“Mis padres –dice-
me educaron para ser humilde y para vivir una vida cristiana”. Y a la pregunta de si resulta difícil compaginar el cristianismo con ser un deportista de alto nivel, contesta:
“No. De hecho, yo creo que gracias a que soy cristiano es fácil para mí ser un atleta del más alto nivel”. ¿Por qué?, incide el periodista:
“Porque gracias a mi fe yo no caigo en muchas tentaciones que están ahí, como puede ocurrir a otros compañeros que no tienen profundas creencias religiosas. No importa cuán grande llegue a ser mi nombre, porque gracias a Dios yo seguiré siempre siendo el mismo Asafa Powell de siempre”.
Acostumbrados como estamos a tanto cristianismo nominal y espurio, frecuentemente falto de identificación y compromiso con la vida profesional o social, sea en el campo de los deportes, de los negocios, de las relaciones vecinales o institucionales, se trate de empresarios, profesionales libres o trabajadores por cuenta ajena, llegan hasta nosotros como viento fresco estas palabras de un hombre joven (23 años), en la cumbre del éxito y de la fama, seguramente arropado con una buena cuenta bancaria, expuesto a tantos halagos, sometido a tantas presiones, incitado a tantos desvíos...

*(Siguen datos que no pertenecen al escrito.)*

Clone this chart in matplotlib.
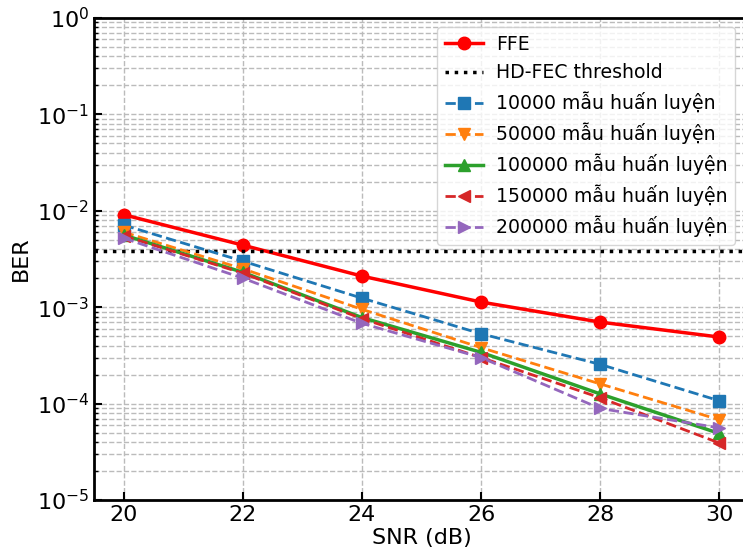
import numpy as np
import matplotlib
matplotlib.use('Agg')
import matplotlib.pyplot as plt

# SNR points and BER values
snr = [20, 22, 24, 26, 28, 30]
ber_ffe = [9.1e-3, 4.4e-3, 2.1e-3, 1.13e-3, 7.0e-4, 4.9e-4]
ber_10k = [7.1e-3, 3.0e-3, 1.24e-3, 5.3e-4, 2.55e-4, 1.07e-4]
ber_50k = [6.0e-3, 2.5e-3, 9.5e-4, 3.8e-4, 1.6e-4, 6.8e-5]
ber_100k = [5.6e-3, 2.3e-3, 7.8e-4, 3.4e-4, 1.26e-4, 4.9e-5]
ber_150k = [5.5e-3, 2.25e-3, 7.6e-4, 3.0e-4, 1.15e-4, 3.9e-5]
ber_200k = [5.2e-3, 2.0e-3, 6.8e-4, 3.0e-4, 8.9e-5, 5.6e-5]
hd_fec = 3.8e-3

fig = plt.figure(figsize=(7.43, 5.51), dpi=100)
ax = fig.add_axes([0.1265, 0.0926, 0.8816, 0.8748])

ax.plot(snr, ber_ffe, 'o-', color='red', lw=2.5, ms=9, label='FFE')
ax.axhline(hd_fec, color='black', ls=':', lw=2.5, label='HD-FEC threshold')
ax.plot(snr, ber_10k, 's--', color='tab:blue', lw=2, ms=9, label='10000 mẫu huấn luyện')
ax.plot(snr, ber_50k, 'v--', color='tab:orange', lw=2, ms=9, label='50000 mẫu huấn luyện')
ax.plot(snr, ber_100k, '^-', color='tab:green', lw=2.5, ms=9, label='100000 mẫu huấn luyện')
ax.plot(snr, ber_150k, '<--', color='tab:red', lw=2, ms=9, label='150000 mẫu huấn luyện')
ax.plot(snr, ber_200k, '>--', color='tab:purple', lw=2, ms=9, label='200000 mẫu huấn luyện')

ax.set_yscale('log')
ax.set_ylim(1e-5, 1)
ax.set_xlim(19.5, 30.5)
ax.set_xticks(snr)
ax.set_xlabel('SNR (dB)', fontsize=16, labelpad=2)
ax.set_ylabel('BER', fontsize=16)
ax.tick_params(which='both', direction='in', labelsize=16)
ax.tick_params(which='major', length=6, width=1.5)
ax.tick_params(which='minor', length=3, width=1)
ax.grid(True, which='major', ls='--', color='#bbbbbb', lw=1)
ax.grid(True, which='minor', axis='y', ls='--', color='#bbbbbb', lw=1)
for s in ax.spines.values():
    s.set_linewidth(2)

ax.legend(loc='upper right', fontsize=13.6, bbox_to_anchor=(0.993, 1.0),
          handlelength=2.0, handletextpad=0.7, labelspacing=0.5)

fig.savefig('out.png', dpi=100)
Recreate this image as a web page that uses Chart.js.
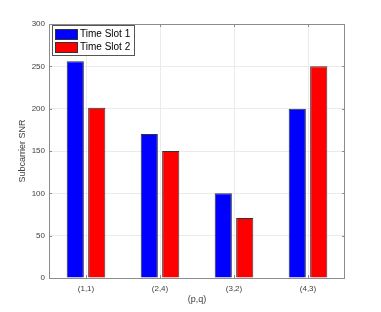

“Yo creo que el comportamiento demuestra la educación que ha recibido cada uno”, apostilla.
Y pensamos que incluso la palabra con la que tenemos que definir este tipo de conducta se ha quedado rancia:
testimonio personal. Ahí es nada. Así se llama lo que está proyectando con sus palabras el deportista Asafa Powell:
testimonio personal, derivado de
testificar, afirmar o referir una cosa asegurando su veracidad.
Y no se trata tanto de recitar unos cuantos versículos aprendidos de memoria en el seno de una familia o en una clase de la escuela dominical de la infancia, o colocarse un pin en la solapa de la chaquea, o vestirse con una camiseta que tenga grabada una leyenda con un texto bíblico, sino de trasladar a la vida diaria el resultado de una manera de pensar, de creer, de vivir.
Ser cristiano es precisamente eso, incorporar al comportamiento diario las pautas de vida del Evangelio; es responder a las pasiones, a los problemas, a las ambiciones, a las angustias, a las alternativas de vida, al dolor y a la alegría con aquella pregunta que convirtió en clásica el título de un libro:
¿qué haría Jesús en mi lugar?; es pasar por el tamiz de la ética cristiana la conducta como empresario o como trabajador, como político o como miembro de una comunidad de vecinos; es transmitir a las nuevas generaciones, especialmente en el ámbito del hogar, los valores cristianos, aunque esa conducta exija con frecuencia poner la otra mejilla.
El testimonio personal se desarrolla necesariamente en un contexto de compromiso: compromiso con Dios, compromiso con uno mismo, compromiso con la iglesia y compromiso con la sociedad. Un compromiso vinculado con la realidad humana en la que uno se halla inserto. Y el mejor método para evangelizar es la suma de esos testimonios personales, produciendo un compromiso colectivo que da razón de ser a la iglesia. Ya se que están los macro-conciertos y las macro-manifestaciones. Pero tengo serias dudas de que tanto los unos como las otras estén produciendo cristianos con la talla suficiente como para proyectar a la sociedad en la que viven un
testimonio personal consecuente con la fe que dicen profesar; un testimonio semejante al que confiesa el plusmarquista Asafa Powell.
(*) Israel Duro, El Mundo, 27.02.2006, p. D16.